Son Donghyun, Four Seasons, 2025, Oil-based marker and paper collage on bound paper, 30.3 x 25 x 2.4 cm © Son Donghyun

At the same time, however, the artist carefully and precisely—perhaps even somewhat coolly—maintains a distance between himself and the work, while increasing the weight of formal experimentation in painting. This is because there remain many materials and methods of expression yet to be explored, and others that he believes have not yet been attempted.

For example, in parts of Four Seasons Landscape, the way formal elements such as line, bleeding, form, and color first capture the viewer’s attention reflects the artist’s focus on painting itself. At the very least, recent works such as Four Seasons Landscape and Cold Forest, Evening Snow are simultaneously representational, expressive, and abstract. This attitude is also evident in his use of materials and techniques.

Son Donghyun’s early works were colored paintings centered on traditional materials and methods, while over time the diverse applications of ink became more prominent. In his recent works, he has incorporated ink, crayon, and other media. He draws, paints, makes rubbings, stamps, and now even employs collage. In Drawing 4 (2025), the ‘Moonlit Night’ series (2025), and Water, he collaged together plates from Yi Sangbeom’s catalogues with images of nature from comic books. In Drawing 3 (2025), he used cut-out pages from seal impression books (inbo).
 
At this point, the artist turns his attention to the space in which the work is placed. From the outset, all works presented in 《Snow Settled at Sunset》 were site-specific, both in form and in meaning.
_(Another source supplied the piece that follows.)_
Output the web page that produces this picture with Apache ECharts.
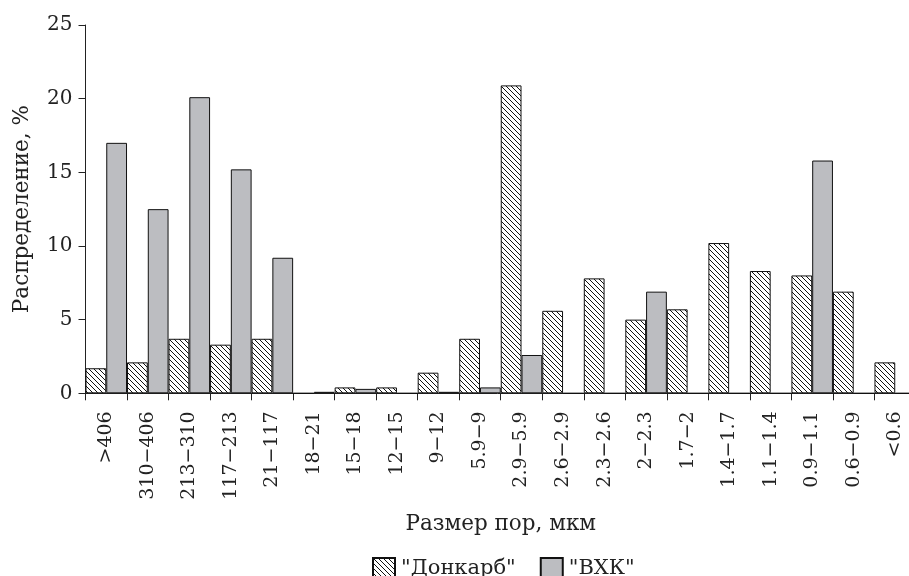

In earlier works such as Master Spirit (2015), where four fans were installed on the wall as if blown in by the fan held by the figure within the painting,

Son Donghyun had already been exploring how pictorial illusion might extend into real space. Over a decade later, the artist installed fan paintings and albums in the attic, creating a stage-like panorama. The ‘Mountain’ series (2025) and the ‘Cloud’ series (2024–2025) function simultaneously as fan paintings (seonmyeonhwa) and as objects—fans—while also existing as albums filled with landscapes that stand upright in space like folding screens. They are both painting and installation.

The small tables and objects of the House of Yi Sangbeom, which served as pedestals for the works, were well suited to forming natural mountainous terrains. “Each fan became a mountain, a hill, or a cloud.” One is prompted to imagine again where dragons might dwell. Clouds turn and drift with the wind. The mountains within them are not solitary and upright, and that is precisely their appeal. It is a spatiotemporal field that is small yet expansive, flat yet deep.
 
The works in 《Snow at Dusk》 may be experienced by some as paintings, or as installations responding to a specific site. For others, they may be encountered as landscapes. One might recall Yi Sangbeom’s landscapes and seek connections. Or simply experience them with the eye alone. After gazing at the floral walls and the sky of the house, turning one’s eyes briefly toward the works reveals them anew.

One senses a place where a distant past and a more vivid present are interwoven. Either way is valid. A thought arises—to place a period, momentarily, at the end of Son Donghyun’s work. Not a period that signifies an end, but one that allows for a full immersion in the present works, and for a brief moment of quiet repose.